- Goal of the exercise: Write out again, word for word, the lines below from the line that holds "Convert this chart to D3.js code." through the line that holds "0.1818, 0.1818, 0.1818];", omitting pictures.

- Materials provided:
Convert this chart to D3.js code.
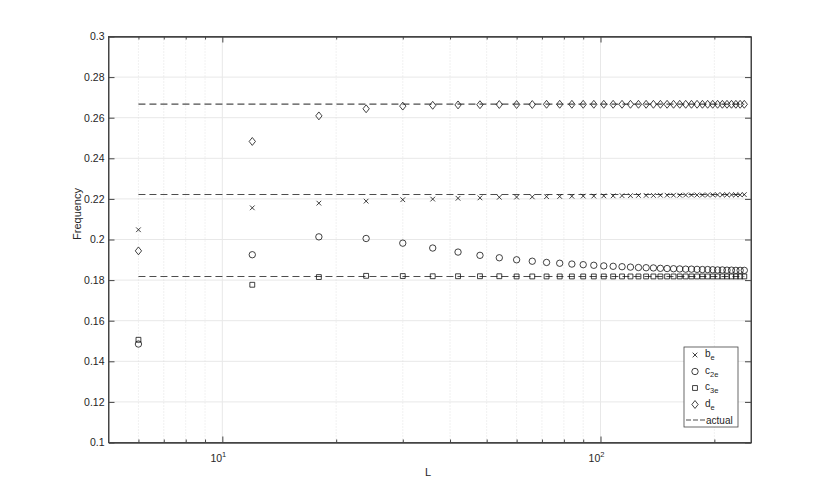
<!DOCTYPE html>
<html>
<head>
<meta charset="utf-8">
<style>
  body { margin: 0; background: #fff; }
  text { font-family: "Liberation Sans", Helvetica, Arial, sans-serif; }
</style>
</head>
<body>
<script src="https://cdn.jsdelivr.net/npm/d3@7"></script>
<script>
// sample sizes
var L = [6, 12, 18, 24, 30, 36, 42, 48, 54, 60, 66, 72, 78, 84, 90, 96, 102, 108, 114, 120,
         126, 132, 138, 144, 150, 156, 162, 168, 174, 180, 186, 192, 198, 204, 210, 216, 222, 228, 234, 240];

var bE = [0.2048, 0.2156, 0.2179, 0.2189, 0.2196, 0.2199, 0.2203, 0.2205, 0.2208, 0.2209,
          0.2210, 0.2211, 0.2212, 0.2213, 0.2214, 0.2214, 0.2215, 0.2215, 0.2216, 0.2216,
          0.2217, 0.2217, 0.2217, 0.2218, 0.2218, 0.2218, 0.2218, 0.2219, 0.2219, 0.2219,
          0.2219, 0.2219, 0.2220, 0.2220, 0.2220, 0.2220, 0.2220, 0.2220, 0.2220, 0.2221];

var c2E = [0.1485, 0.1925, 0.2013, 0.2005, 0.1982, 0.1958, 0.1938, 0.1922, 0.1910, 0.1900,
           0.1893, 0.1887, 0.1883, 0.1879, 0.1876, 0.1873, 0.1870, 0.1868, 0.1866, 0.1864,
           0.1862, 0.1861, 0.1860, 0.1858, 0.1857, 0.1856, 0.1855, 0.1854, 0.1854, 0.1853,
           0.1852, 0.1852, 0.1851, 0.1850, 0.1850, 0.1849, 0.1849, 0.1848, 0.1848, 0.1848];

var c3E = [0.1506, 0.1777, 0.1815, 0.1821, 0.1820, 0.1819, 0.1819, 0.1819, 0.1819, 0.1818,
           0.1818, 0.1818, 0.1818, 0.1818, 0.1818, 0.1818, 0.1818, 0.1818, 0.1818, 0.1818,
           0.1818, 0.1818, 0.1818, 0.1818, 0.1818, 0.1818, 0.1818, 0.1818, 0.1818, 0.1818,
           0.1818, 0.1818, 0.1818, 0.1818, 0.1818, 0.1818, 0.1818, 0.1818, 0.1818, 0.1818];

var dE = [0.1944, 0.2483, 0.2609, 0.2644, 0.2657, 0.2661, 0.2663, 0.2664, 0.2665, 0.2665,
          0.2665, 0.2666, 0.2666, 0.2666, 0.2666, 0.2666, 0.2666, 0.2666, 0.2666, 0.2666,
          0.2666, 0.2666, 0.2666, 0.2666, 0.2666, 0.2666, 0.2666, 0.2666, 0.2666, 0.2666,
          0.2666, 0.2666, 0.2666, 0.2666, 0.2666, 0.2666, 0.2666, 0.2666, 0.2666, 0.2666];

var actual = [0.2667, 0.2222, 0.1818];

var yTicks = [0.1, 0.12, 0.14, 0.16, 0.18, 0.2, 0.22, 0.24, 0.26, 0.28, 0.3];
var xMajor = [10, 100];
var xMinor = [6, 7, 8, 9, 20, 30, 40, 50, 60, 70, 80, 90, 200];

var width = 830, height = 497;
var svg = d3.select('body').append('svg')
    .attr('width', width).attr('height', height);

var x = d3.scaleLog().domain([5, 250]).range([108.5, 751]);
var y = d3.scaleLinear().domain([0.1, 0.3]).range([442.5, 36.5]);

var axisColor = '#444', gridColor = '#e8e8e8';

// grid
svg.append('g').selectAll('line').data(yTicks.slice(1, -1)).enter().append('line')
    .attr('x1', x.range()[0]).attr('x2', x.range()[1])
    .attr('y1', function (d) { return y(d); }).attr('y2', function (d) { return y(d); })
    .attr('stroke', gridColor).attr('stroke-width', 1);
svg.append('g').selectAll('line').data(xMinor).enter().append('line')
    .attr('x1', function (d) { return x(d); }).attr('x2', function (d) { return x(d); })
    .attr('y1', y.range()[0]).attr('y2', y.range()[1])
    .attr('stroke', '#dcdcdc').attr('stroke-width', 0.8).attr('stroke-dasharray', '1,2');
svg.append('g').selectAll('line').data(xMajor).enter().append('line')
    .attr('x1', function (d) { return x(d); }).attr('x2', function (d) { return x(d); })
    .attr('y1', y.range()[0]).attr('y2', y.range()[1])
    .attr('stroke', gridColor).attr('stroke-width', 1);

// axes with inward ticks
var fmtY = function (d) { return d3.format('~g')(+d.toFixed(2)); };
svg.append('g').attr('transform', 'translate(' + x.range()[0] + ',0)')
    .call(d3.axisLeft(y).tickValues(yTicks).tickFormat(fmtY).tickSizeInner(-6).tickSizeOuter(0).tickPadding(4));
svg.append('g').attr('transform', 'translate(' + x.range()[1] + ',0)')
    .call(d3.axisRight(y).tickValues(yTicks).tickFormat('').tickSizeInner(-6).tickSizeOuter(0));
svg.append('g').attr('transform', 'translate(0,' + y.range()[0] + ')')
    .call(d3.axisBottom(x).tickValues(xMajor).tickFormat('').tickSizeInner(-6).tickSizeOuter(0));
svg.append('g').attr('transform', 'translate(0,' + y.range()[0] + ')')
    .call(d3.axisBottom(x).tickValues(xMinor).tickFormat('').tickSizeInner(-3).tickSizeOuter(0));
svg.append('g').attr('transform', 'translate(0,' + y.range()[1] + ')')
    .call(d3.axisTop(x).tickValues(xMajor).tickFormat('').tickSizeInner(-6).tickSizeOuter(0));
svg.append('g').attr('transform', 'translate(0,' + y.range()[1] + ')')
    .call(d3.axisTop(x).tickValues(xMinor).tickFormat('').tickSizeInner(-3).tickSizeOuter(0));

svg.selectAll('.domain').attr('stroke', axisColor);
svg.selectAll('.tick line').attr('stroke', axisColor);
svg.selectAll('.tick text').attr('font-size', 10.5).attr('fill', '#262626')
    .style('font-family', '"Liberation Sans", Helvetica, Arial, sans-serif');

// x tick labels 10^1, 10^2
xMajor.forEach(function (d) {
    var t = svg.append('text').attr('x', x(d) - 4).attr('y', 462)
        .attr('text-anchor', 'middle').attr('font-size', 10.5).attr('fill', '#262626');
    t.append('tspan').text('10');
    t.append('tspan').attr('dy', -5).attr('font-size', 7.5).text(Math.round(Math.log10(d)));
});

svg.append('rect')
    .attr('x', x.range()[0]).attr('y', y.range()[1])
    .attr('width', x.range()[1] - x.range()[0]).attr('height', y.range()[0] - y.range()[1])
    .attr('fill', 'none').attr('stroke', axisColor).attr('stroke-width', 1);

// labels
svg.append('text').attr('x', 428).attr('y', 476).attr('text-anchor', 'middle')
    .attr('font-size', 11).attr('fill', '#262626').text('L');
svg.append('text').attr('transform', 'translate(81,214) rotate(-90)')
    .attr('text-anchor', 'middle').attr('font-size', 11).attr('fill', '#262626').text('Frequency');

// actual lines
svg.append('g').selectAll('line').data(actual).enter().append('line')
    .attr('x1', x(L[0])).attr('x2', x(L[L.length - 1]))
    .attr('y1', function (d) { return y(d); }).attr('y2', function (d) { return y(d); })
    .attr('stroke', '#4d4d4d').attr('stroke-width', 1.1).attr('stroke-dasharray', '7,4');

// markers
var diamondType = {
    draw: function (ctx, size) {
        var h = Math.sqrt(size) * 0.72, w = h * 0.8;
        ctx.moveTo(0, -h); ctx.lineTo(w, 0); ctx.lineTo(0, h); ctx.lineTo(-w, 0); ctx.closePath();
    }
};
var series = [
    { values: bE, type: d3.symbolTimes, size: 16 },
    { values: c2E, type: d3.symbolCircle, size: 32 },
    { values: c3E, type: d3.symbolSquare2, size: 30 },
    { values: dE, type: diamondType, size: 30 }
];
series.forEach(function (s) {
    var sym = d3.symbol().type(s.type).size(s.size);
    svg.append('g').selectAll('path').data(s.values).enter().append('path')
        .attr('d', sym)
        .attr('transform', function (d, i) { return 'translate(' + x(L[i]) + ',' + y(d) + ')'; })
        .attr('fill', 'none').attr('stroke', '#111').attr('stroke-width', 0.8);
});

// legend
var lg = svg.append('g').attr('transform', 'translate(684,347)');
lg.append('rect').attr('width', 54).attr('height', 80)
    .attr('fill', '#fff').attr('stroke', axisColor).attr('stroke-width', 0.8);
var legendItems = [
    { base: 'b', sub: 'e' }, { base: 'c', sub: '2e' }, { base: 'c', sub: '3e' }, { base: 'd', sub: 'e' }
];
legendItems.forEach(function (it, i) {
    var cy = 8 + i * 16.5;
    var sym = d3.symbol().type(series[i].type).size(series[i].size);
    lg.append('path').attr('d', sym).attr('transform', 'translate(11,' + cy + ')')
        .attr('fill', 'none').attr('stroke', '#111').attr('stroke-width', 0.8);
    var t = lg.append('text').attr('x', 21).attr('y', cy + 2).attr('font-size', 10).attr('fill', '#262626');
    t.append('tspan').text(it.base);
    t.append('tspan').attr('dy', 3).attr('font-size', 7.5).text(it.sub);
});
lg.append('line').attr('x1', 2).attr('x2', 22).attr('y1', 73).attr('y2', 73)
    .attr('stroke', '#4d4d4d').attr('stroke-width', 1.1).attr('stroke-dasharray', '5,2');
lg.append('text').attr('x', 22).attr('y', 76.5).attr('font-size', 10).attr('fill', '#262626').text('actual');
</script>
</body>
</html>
--
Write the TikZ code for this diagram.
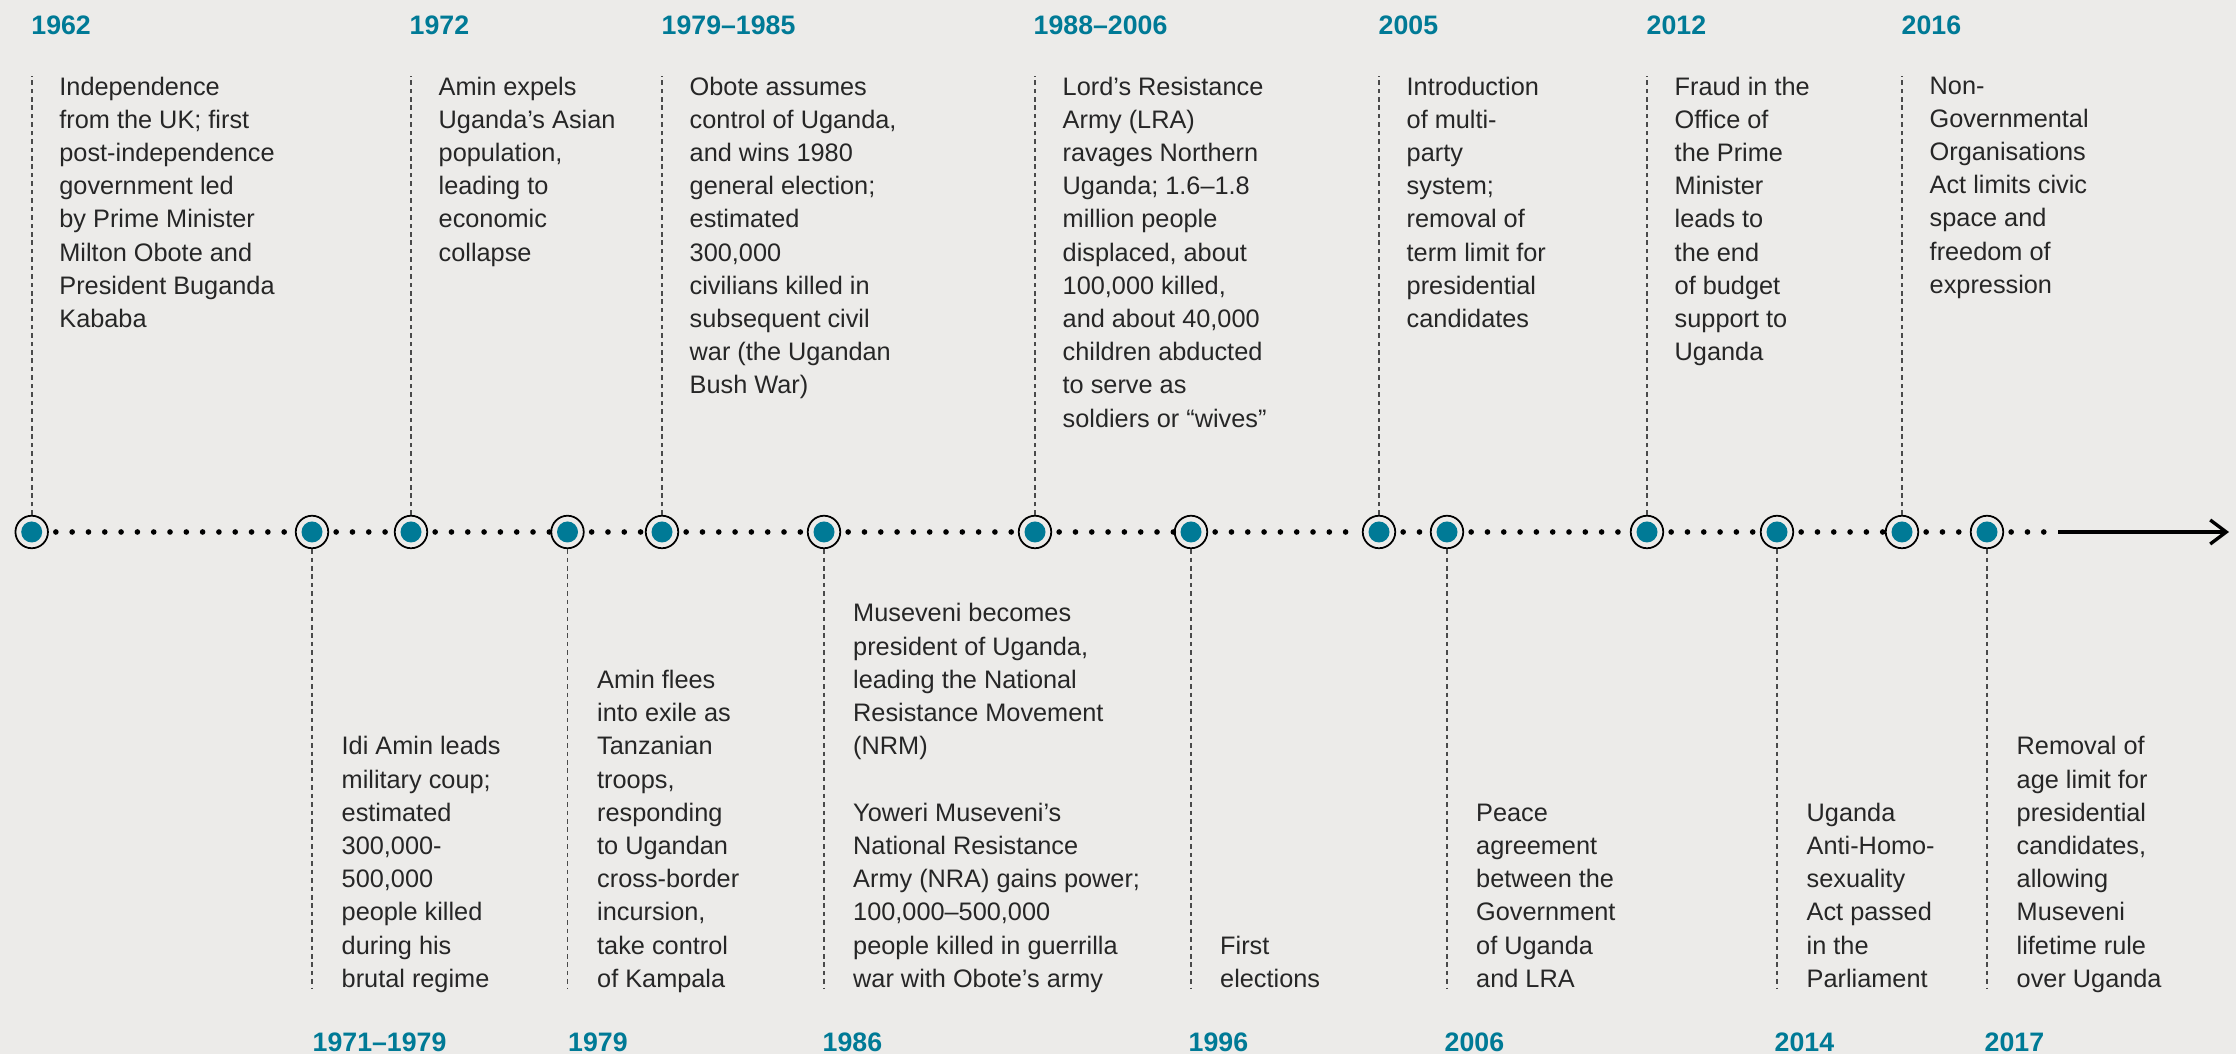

- Written answer:
Convert this chart to D3.js code.
<!DOCTYPE html>
<html>
<head>
<meta charset="utf-8">
<style>
  body { margin: 0; background: #fff; }
  text { font-family: "Liberation Sans", Helvetica, Arial, sans-serif; }
</style>
</head>
<body>
<script src="https://cdn.jsdelivr.net/npm/d3@7"></script>
<script>
// sample sizes
var L = [6, 12, 18, 24, 30, 36, 42, 48, 54, 60, 66, 72, 78, 84, 90, 96, 102, 108, 114, 120,
         126, 132, 138, 144, 150, 156, 162, 168, 174, 180, 186, 192, 198, 204, 210, 216, 222, 228, 234, 240];

var bE = [0.2048, 0.2156, 0.2179, 0.2189, 0.2196, 0.2199, 0.2203, 0.2205, 0.2208, 0.2209,
          0.2210, 0.2211, 0.2212, 0.2213, 0.2214, 0.2214, 0.2215, 0.2215, 0.2216, 0.2216,
          0.2217, 0.2217, 0.2217, 0.2218, 0.2218, 0.2218, 0.2218, 0.2219, 0.2219, 0.2219,
          0.2219, 0.2219, 0.2220, 0.2220, 0.2220, 0.2220, 0.2220, 0.2220, 0.2220, 0.2221];

var c2E = [0.1485, 0.1925, 0.2013, 0.2005, 0.1982, 0.1958, 0.1938, 0.1922, 0.1910, 0.1900,
           0.1893, 0.1887, 0.1883, 0.1879, 0.1876, 0.1873, 0.1870, 0.1868, 0.1866, 0.1864,
           0.1862, 0.1861, 0.1860, 0.1858, 0.1857, 0.1856, 0.1855, 0.1854, 0.1854, 0.1853,
           0.1852, 0.1852, 0.1851, 0.1850, 0.1850, 0.1849, 0.1849, 0.1848, 0.1848, 0.1848];

var c3E = [0.1506, 0.1777, 0.1815, 0.1821, 0.1820, 0.1819, 0.1819, 0.1819, 0.1819, 0.1818,
           0.1818, 0.1818, 0.1818, 0.1818, 0.1818, 0.1818, 0.1818, 0.1818, 0.1818, 0.1818,
           0.1818, 0.1818, 0.1818, 0.1818, 0.1818, 0.1818, 0.1818, 0.1818, 0.1818, 0.1818,
           0.1818, 0.1818, 0.1818, 0.1818, 0.1818, 0.1818, 0.1818, 0.1818, 0.1818, 0.1818];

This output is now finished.